How to perform inference using a serialized TensorRT engine (*.plan) on Jetson Nano?

I have a serialized TensorRT engine (*.plan) file that I’ve created from a pre-trained PyTorch/Retinanet model that I’ve further trained (fine-tuned) using a custom dataset as input. The model and code I’ve based this upon is provided by NVIDIA here.

This NVIDIA RetinaNet model is intended to be run within the NVIDIA PyTorch Docker container. However, this isn’t usable on a Jetson Nano since nvidia-docker is not supported yet on ARM64. So in order to use this model on Jetson Nano I need to perform inference using the TensorRT engine outside of the context of the Docker container. I’ve not yet found documentation that clearly explains how I would do this. (For example this guide is about as clear as mud to a rookie like me.)

My goal is to read image frames from a video stream and use the model to perform inference on each frame for object detection. I have this working as planned on a laptop using the fine-tuned PyTorch-RetinaNet (*.pth) model, and the TensorRT on Jetson Nano is my next frontier.

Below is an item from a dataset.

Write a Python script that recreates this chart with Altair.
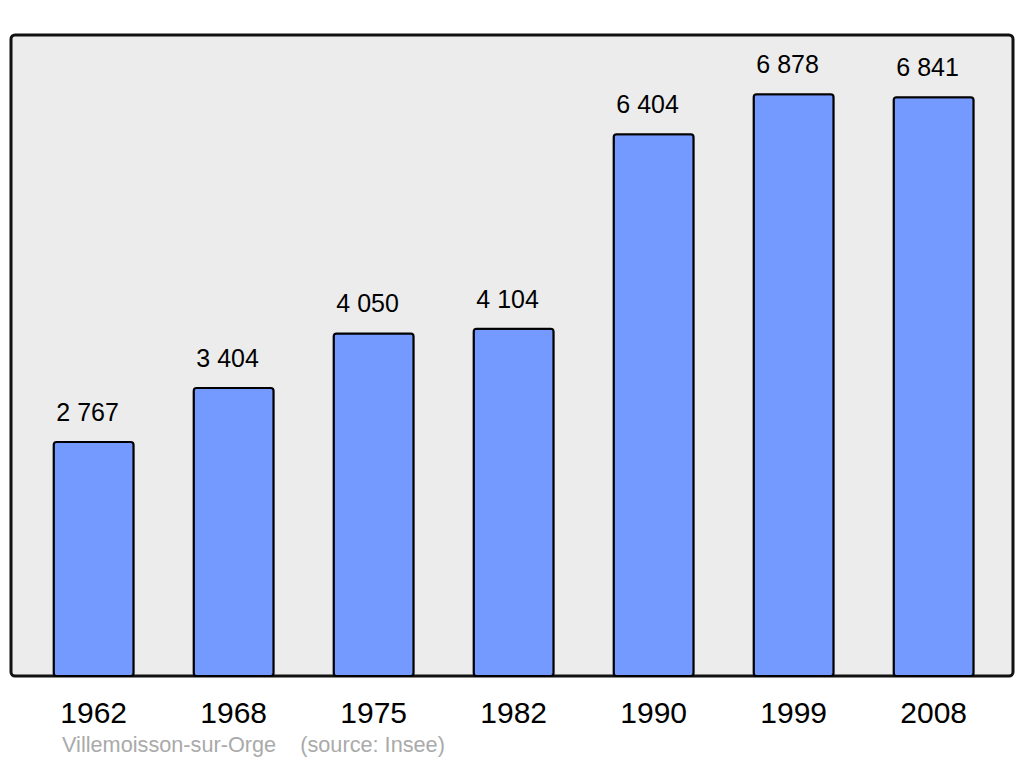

Thanks in advance for any comments or suggestions.

Hi, did you end up succeeding with using a TensorRT engine file to perform inference on multiple frames?

Not yet, as I’ve not yet worked out how to convert the various models that I’ve trained on my custom dataset into a TensorRT engine file. These have typically been PyTorch or Keras/TensorFlow-based models, and (it seems that) TensorRT works easier with Caffe-based models. How I get TensorRT engine files corresponding to my custom trained models that I can then leverage using the DeepStream SDK is still unclear. Is there a simple recipe for mortals? This seems to be poorly documented, and/or I’ve just not yet managed to find a good guide that I can follow to the end for my situation.